On September 5, Chola Finance achieved a remarkable milestone in the share market investment landscape. The company's stock surged by 4%, reaching an all-time high of Rs 1,797. This impressive gain came in the wake of Goldman Sachs initiating a 'buy' rating for Chola Finance, which has driven significant interest and confidence in the stock.
Goldman Sachs' positive outlook
Goldman Sachs analysts have provided a bullish forecast for Chola Finance, highlighting several key factors behind their optimistic view. They anticipate a substantial improvement in the company's Return on Assets (ROA) profile, supported by robust loan growth and market share gains. The analysts predict an impressive Earnings Per Share (EPS) Compound Annual Growth Rate (CAGR) of 33% from FY24 to FY27, reflecting strong future earnings potential.

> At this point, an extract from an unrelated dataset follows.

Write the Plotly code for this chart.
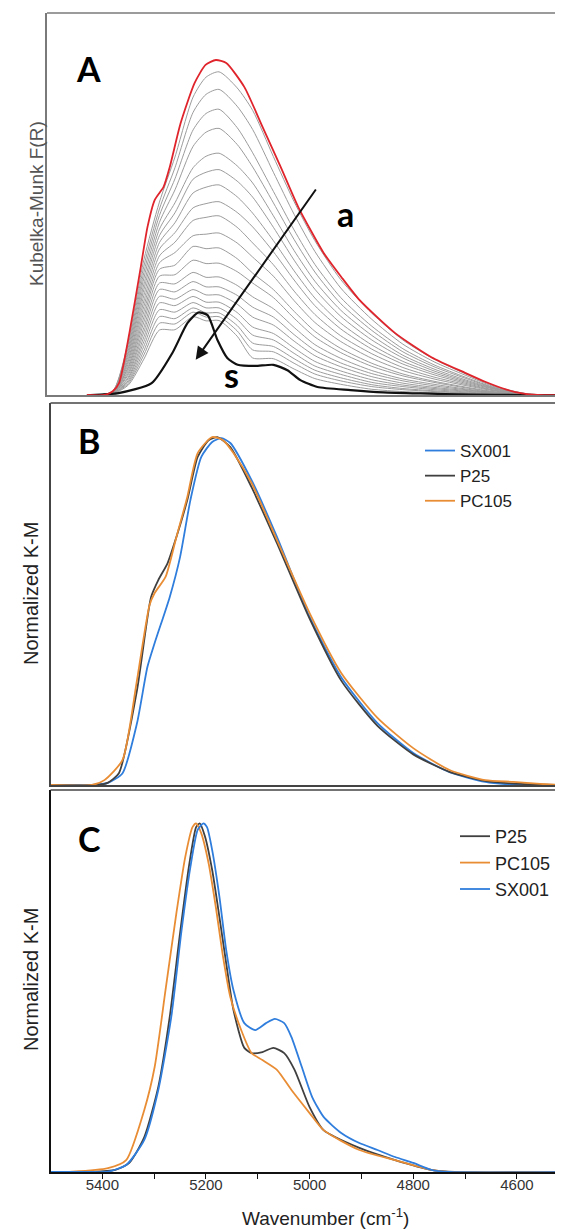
import plotly.graph_objects as go

# page body has an 8px default margin; the figure is sized/positioned to compensate
OFF = 8
W, H = 563 - OFF, 1230 - OFF
X_END = 4511  # wavenumber at the right edge of the figure

# ---------------- Panel A data (Kubelka-Munk, arbitrary units) ----------------
red_wn = [5430, 5396, 5380, 5368, 5348, 5326, 5313, 5299, 5282, 5270, 5249, 5222, 5201, 5181,
          5161, 5126, 5091, 5056, 5022, 4973, 4939, 4904, 4835, 4765, 4700, 4660, 4620, 4590, 4560, 4520]
red_v = [0, 0, 0.010, 0.031, 0.162, 0.335, 0.440, 0.511, 0.545, 0.597, 0.712, 0.817, 0.864, 0.877,
         0.869, 0.806, 0.702, 0.597, 0.492, 0.372, 0.309, 0.249, 0.162, 0.099, 0.058, 0.034, 0.014, 0.004, 0, 0]

s_wn = [5430, 5423, 5369, 5305, 5265, 5236, 5215, 5197, 5178, 5159, 5139, 5105, 5070, 5043, 5018,
        4985, 4921, 4858, 4786, 4690, 4594, 4520]
s_v = [0, 0, 0.005, 0.031, 0.110, 0.188, 0.216, 0.209, 0.144, 0.097, 0.079, 0.076, 0.079, 0.065,
       0.039, 0.021, 0.013, 0.007, 0.004, 0.001, 0, 0]

gray_wn = [5410, 5380, 5350, 5320, 5290, 5260, 5225, 5200, 5175, 5140, 5110, 5070, 5030, 4990,
           4940, 4880, 4820, 4760, 4700, 4640, 4580, 4530]
g00 = [0, .010, .141, .354, .505, .623, .780, .832, .846, .804, .745, .624, .506, .404, .302, .214, .144, .094, .056, .022, .003, 0]
g01 = [0, .010, .133, .337, .487, .595, .740, .787, .800, .756, .695, .583, .473, .376, .280, .198, .133, .087, .052, .020, .003, 0]
g02 = [0, .009, .125, .321, .470, .566, .694, .737, .748, .700, .634, .533, .432, .342, .255, .180, .121, .079, .047, .018, .003, 0]
g03 = [0, .009, .117, .306, .452, .537, .651, .688, .698, .656, .597, .503, .407, .322, .239, .169, .113, .074, .044, .017, .002, 0]
g04 = [0, .009, .110, .290, .434, .503, .595, .625, .633, .600, .555, .469, .378, .298, .222, .156, .104, .068, .040, .016, .002, 0]
g05 = [0, .008, .103, .276, .417, .477, .565, .583, .590, .560, .518, .439, .353, .277, .206, .144, .097, .063, .037, .015, .002, 0]
g06 = [0, .008, .095, .261, .399, .451, .529, .544, .550, .519, .476, .404, .325, .254, .188, .131, .088, .058, .034, .014, .002, 0]
g07 = [0, .008, .089, .246, .382, .425, .490, .501, .506, .478, .440, .375, .301, .234, .173, .120, .081, .053, .031, .012, .002, 0]
g08 = [0, .007, .082, .232, .364, .400, .457, .465, .469, .439, .398, .341, .272, .211, .155, .108, .072, .047, .028, .011, .001, 0]
g09 = [0, .007, .075, .218, .346, .373, .417, .421, .424, .398, .361, .311, .247, .190, .140, .096, .064, .042, .025, .010, .001, 0]
g10 = [0, .007, .070, .204, .329, .340, .389, .383, .385, .357, .319, .276, .219, .167, .122, .083, .055, .036, .021, .008, .001, 0]
g11 = [0, .006, .064, .191, .311, .315, .353, .344, .345, .323, .293, .255, .201, .152, .111, .075, .050, .033, .019, .007, .001, 0]
g12 = [0, .006, .058, .177, .293, .291, .321, .308, .309, .287, .257, .226, .177, .132, .096, .064, .042, .028, .016, .006, .001, 0]
g13 = [0, .006, .053, .165, .276, .270, .297, .283, .283, .261, .230, .204, .158, .117, .084, .056, .037, .024, .014, .005, 0, 0]
g14 = [0, .005, .047, .152, .258, .251, .276, .262, .262, .238, .204, .183, .141, .103, .074, .048, .031, .020, .012, .005, 0, 0]
g15 = [0, .005, .043, .140, .241, .234, .258, .243, .243, .216, .178, .161, .123, .088, .063, .040, .026, .017, .010, .004, 0, 0]
g16 = [0, .004, .038, .128, .223, .217, .242, .228, .228, .198, .157, .144, .109, .076, .054, .033, .022, .014, .008, .003, 0, 0]
g17 = [0, .004, .034, .116, .205, .200, .228, .215, .215, .182, .136, .127, .095, .065, .045, .027, .017, .011, .006, .003, 0, 0]
g18 = [0, .004, .030, .105, .188, .186, .217, .204, .205, .168, .118, .113, .083, .055, .037, .022, .014, .009, .005, .002, 0, 0]
g19 = [0, .003, .026, .094, .170, .171, .205, .194, .195, .154, .097, .095, .068, .043, .028, .015, .009, .006, .004, .002, 0, 0]
gray_series = [g00, g01, g02, g03, g04, g05, g06, g07, g08, g09,
               g10, g11, g12, g13, g14, g15, g16, g17, g18, g19]

# ---------------- Panel B data (normalized K-M) ----------------
b_sx_wn = [5500, 5420, 5389, 5361, 5333, 5313, 5299, 5270, 5250, 5230, 5209, 5188, 5170, 5153, 5112,
           5063, 5000, 4939, 4869, 4800, 4730, 4661, 4592, 4511]
b_sx_v = [0, 0, 0.006, 0.034, 0.178, 0.339, 0.408, 0.540, 0.655, 0.819, 0.943, 0.986, 0.997, 0.983,
          0.876, 0.713, 0.483, 0.310, 0.178, 0.092, 0.037, 0.009, 0, 0]
b_p25_wn = [5500, 5410, 5390, 5368, 5333, 5306, 5292, 5274, 5257, 5236, 5216, 5195, 5178, 5153, 5112,
            5063, 5000, 4939, 4869, 4800, 4730, 4661, 4592, 4511]
b_p25_v = [0, 0, 0.006, 0.034, 0.273, 0.540, 0.589, 0.638, 0.713, 0.819, 0.943, 0.991, 1.0, 0.971,
           0.856, 0.695, 0.478, 0.300, 0.170, 0.088, 0.038, 0.012, 0.003, 0]
b_pc_wn = [5500, 5420, 5396, 5361, 5334, 5309, 5299, 5278, 5257, 5236, 5216, 5188, 5167, 5147, 5112,
           5063, 5000, 4939, 4869, 4800, 4730, 4661, 4607, 4555, 4511]
b_pc_v = [0, 0, 0.014, 0.072, 0.293, 0.517, 0.552, 0.598, 0.713, 0.828, 0.954, 1.0, 0.991, 0.954,
          0.868, 0.704, 0.494, 0.322, 0.193, 0.106, 0.043, 0.014, 0.009, 0.003, 0]

# ---------------- Panel C data (normalized K-M) ----------------
c_p25_wn = [5500, 5420, 5375, 5348, 5319, 5292, 5270, 5250, 5233, 5219, 5212, 5202, 5188, 5174, 5161,
            5147, 5126, 5112, 5091, 5070, 5049, 5029, 5000, 4973, 4904, 4835, 4765, 4720, 4511]
c_p25_v = [0, 0, 0.006, 0.026, 0.100, 0.244, 0.444, 0.685, 0.875, 0.989, 1.0, 0.963, 0.866, 0.731,
           0.599, 0.465, 0.356, 0.341, 0.344, 0.356, 0.341, 0.293, 0.186, 0.120, 0.069, 0.034, 0.006, 0, 0]
c_pc_wn = [5500, 5458, 5389, 5354, 5319, 5299, 5278, 5257, 5240, 5226, 5219, 5209, 5195, 5181, 5167,
           5153, 5132, 5112, 5091, 5063, 5035, 5000, 4973, 4904, 4835, 4765, 4731, 4511]
c_pc_v = [0, 0.001, 0.011, 0.034, 0.178, 0.301, 0.522, 0.743, 0.903, 0.989, 1.0, 0.971, 0.886, 0.760,
          0.617, 0.502, 0.407, 0.341, 0.321, 0.293, 0.235, 0.169, 0.120, 0.063, 0.034, 0.006, 0, 0]
c_sx_wn = [5500, 5420, 5389, 5354, 5319, 5292, 5267, 5247, 5230, 5216, 5205, 5198, 5188, 5174, 5161,
           5147, 5126, 5105, 5084, 5067, 5049, 5035, 5015, 4995, 4973, 4939, 4904, 4869, 4835, 4800,
           4765, 4731, 4511]
c_sx_v = [0, 0, 0.001, 0.020, 0.092, 0.235, 0.444, 0.694, 0.875, 0.981, 1.0, 0.989, 0.923, 0.789,
          0.637, 0.522, 0.427, 0.407, 0.427, 0.439, 0.427, 0.387, 0.301, 0.215, 0.158, 0.112, 0.083,
          0.063, 0.043, 0.026, 0.006, 0, 0]

x_ticks = [5400, 5200, 5000, 4800, 4600]
x_minor = [5300, 5100, 4900, 4700]

# ---------------- colours ----------------
BLUE = "#2f7ddc"
DARK = "#404040"
ORANGE = "#e98d35"
GRAY = "#9c9c9c"
RED = "#e0242c"


def px(x):
    return (x - OFF) / W


def py(y):
    return 1 - (y - OFF) / H


fig = go.Figure()

# Panel A
for g in gray_series:
    fig.add_trace(go.Scatter(x=gray_wn, y=g, mode="lines", line=dict(color=GRAY, width=1, shape="spline", smoothing=0.7),
                             xaxis="x", yaxis="y", showlegend=False, hoverinfo="skip"))
fig.add_trace(go.Scatter(x=s_wn, y=s_v, mode="lines", line=dict(color="#111111", width=2.2, shape="spline", smoothing=0.6),
                         xaxis="x", yaxis="y", showlegend=False))
fig.add_trace(go.Scatter(x=red_wn, y=red_v, mode="lines", line=dict(color=RED, width=1.8, shape="spline", smoothing=0.6),
                         xaxis="x", yaxis="y", showlegend=False))

# Panel B
for name, xs, ys, col in [("SX001", b_sx_wn, b_sx_v, BLUE), ("P25", b_p25_wn, b_p25_v, DARK), ("PC105", b_pc_wn, b_pc_v, ORANGE)]:
    fig.add_trace(go.Scatter(x=xs, y=ys, name=name, mode="lines", line=dict(color=col, width=1.8, shape="spline", smoothing=0.6),
                             xaxis="x2", yaxis="y2", legend="legend"))

# Panel C
for name, xs, ys, col in [("P25", c_p25_wn, c_p25_v, DARK), ("PC105", c_pc_wn, c_pc_v, ORANGE), ("SX001", c_sx_wn, c_sx_v, BLUE)]:
    fig.add_trace(go.Scatter(x=xs, y=ys, name=name, mode="lines", line=dict(color=col, width=1.8, shape="spline", smoothing=0.6),
                             xaxis="x3", yaxis="y3", legend="legend2"))

A_top, A_bot = 13, 395
B_top, B_bot = 403, 785
C_top, C_bot = 790, 1172
xl_A, xl = 47, 50.5

common_y = dict(showticklabels=False, ticks="", showgrid=False, zeroline=False, showline=True)
common_x = dict(showgrid=False, zeroline=False, showline=True)

fig.update_layout(
    width=W, height=H, margin=dict(l=0, r=0, t=0, b=0),
    paper_bgcolor="white", plot_bgcolor="white",
    font=dict(family="Liberation Sans, Arial, sans-serif", color="#222"),
    xaxis=dict(domain=[px(xl_A), 1], range=[5507, X_END], anchor="y", showticklabels=False, ticks="",
               linecolor="#7a7a7a", linewidth=1.5, **common_x),
    yaxis=dict(domain=[py(A_bot), py(A_top)], range=[0, 1.0], anchor="x", linecolor="#7a7a7a", linewidth=1.5, **common_y),
    xaxis2=dict(domain=[px(xl), 1], range=[5500, X_END], anchor="y2", showticklabels=False, ticks="",
                linecolor="#444", linewidth=1.5, **common_x),
    yaxis2=dict(domain=[py(B_bot), py(B_top)], range=[0, 1.098], anchor="x2", linecolor="#444", linewidth=1.5, **common_y),
    xaxis3=dict(domain=[px(xl), 1], range=[5500, X_END], anchor="y3", tickmode="array", tickvals=x_ticks,
                ticks="outside", ticklen=5, tickwidth=1.2, tickcolor="#111", ticklabelstandoff=-7,
                minor=dict(tickmode="array", tickvals=x_minor, ticks="outside", ticklen=5, tickwidth=1.2, tickcolor="#111"),
                tickfont=dict(size=15, color="#333"), linecolor="#111", linewidth=1.5, **common_x),
    yaxis3=dict(domain=[py(C_bot), py(C_top)], range=[0, 1.0955], anchor="x3", linecolor="#111", linewidth=1.5, **common_y),
    legend=dict(x=px(420), y=py(433), xanchor="left", yanchor="top", bgcolor="rgba(0,0,0,0)",
                font=dict(size=17, color="#222"), tracegroupgap=0),
    legend2=dict(x=px(455), y=py(818), xanchor="left", yanchor="top", bgcolor="rgba(0,0,0,0)",
                 font=dict(size=18, color="#222"), tracegroupgap=0),
)

# top borders of the panels
for ytop, x0, col in [(A_top, xl_A, "#7a7a7a"), (B_top, xl, "#444"), (C_top, xl, "#444")]:
    fig.add_shape(type="line", xref="paper", yref="paper", x0=px(x0), x1=1, y0=py(ytop), y1=py(ytop),
                  line=dict(color=col, width=1.5))


def label(x, y, text, font, angle=0):
    fig.add_annotation(xref="paper", yref="paper", x=px(x), y=py(y), text=text, showarrow=False,
                       xanchor="center", yanchor="middle", textangle=angle, font=font)


letter_font = dict(family="Lato, Open Sans, sans-serif", size=34, color="black")
label(88, 68, "<b>A</b>", letter_font)
label(89, 440, "<b>B</b>", letter_font)
label(89, 838, "<b>C</b>", letter_font)
label(345, 213, "<b>a</b>", letter_font)
label(231, 374, "<b>s</b>", letter_font)

# arrow a -> s
fig.add_annotation(x=5220, y=0.092, ax=4986, ay=0.542, xref="x", yref="y", axref="x", ayref="y",
                   text="", showarrow=True, arrowhead=2, arrowsize=1.3, arrowwidth=2, arrowcolor="#111")

# axis titles
label(36, 204, "Kubelka-Munk F(R)", dict(size=19, color="#555"), -90)
label(31, 594, "Normalized K-M", dict(size=20, color="#222"), -90)
label(31, 980, "Normalized K-M", dict(size=20, color="#222"), -90)
label(325, 1217, "Wavenumber (cm<sup>-1</sup>)", dict(size=19, color="#222"))

fig.write_html("out.html")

Market performance comparison
Chola Finance's stock performance this year has notably outpaced the broader market. While the Nifty 50 index has risen by 16% year-to-date, Chola Finance's shares have surged by over 20%. This significant outperformance underscores the company's strong position and effective market strategies.
Quarterly results highlight the strength
The company's recent financial results further support the positive outlook. For the June quarter, Chola Finance reported a substantial 29.7% year-on-year increase in profit-after-tax, amounting to Rs 942 crore. Additionally, total income rose by 41% year-on-year to Rs 5,828 crore, and disbursements increased by 22% to Rs 24,332 crore in Q1 FY25. These figures reflect the company's strong financial health and growth trajectory.
Analyst endorsements and future projections
Supporting the positive sentiment, analysts at HDFC Securities have also maintained a favourable view of Chola Finance. They have issued an 'add' rating with a target price of Rs 1,500 per share. HDFC Securities highlights the company's ongoing product diversification beyond vehicle finance, expecting it to drive healthy loan growth and robust profitability. The anticipated Return on Equity (RoE) of around 20% is expected to be bolstered by efficiency gains, which will offset normalised credit costs.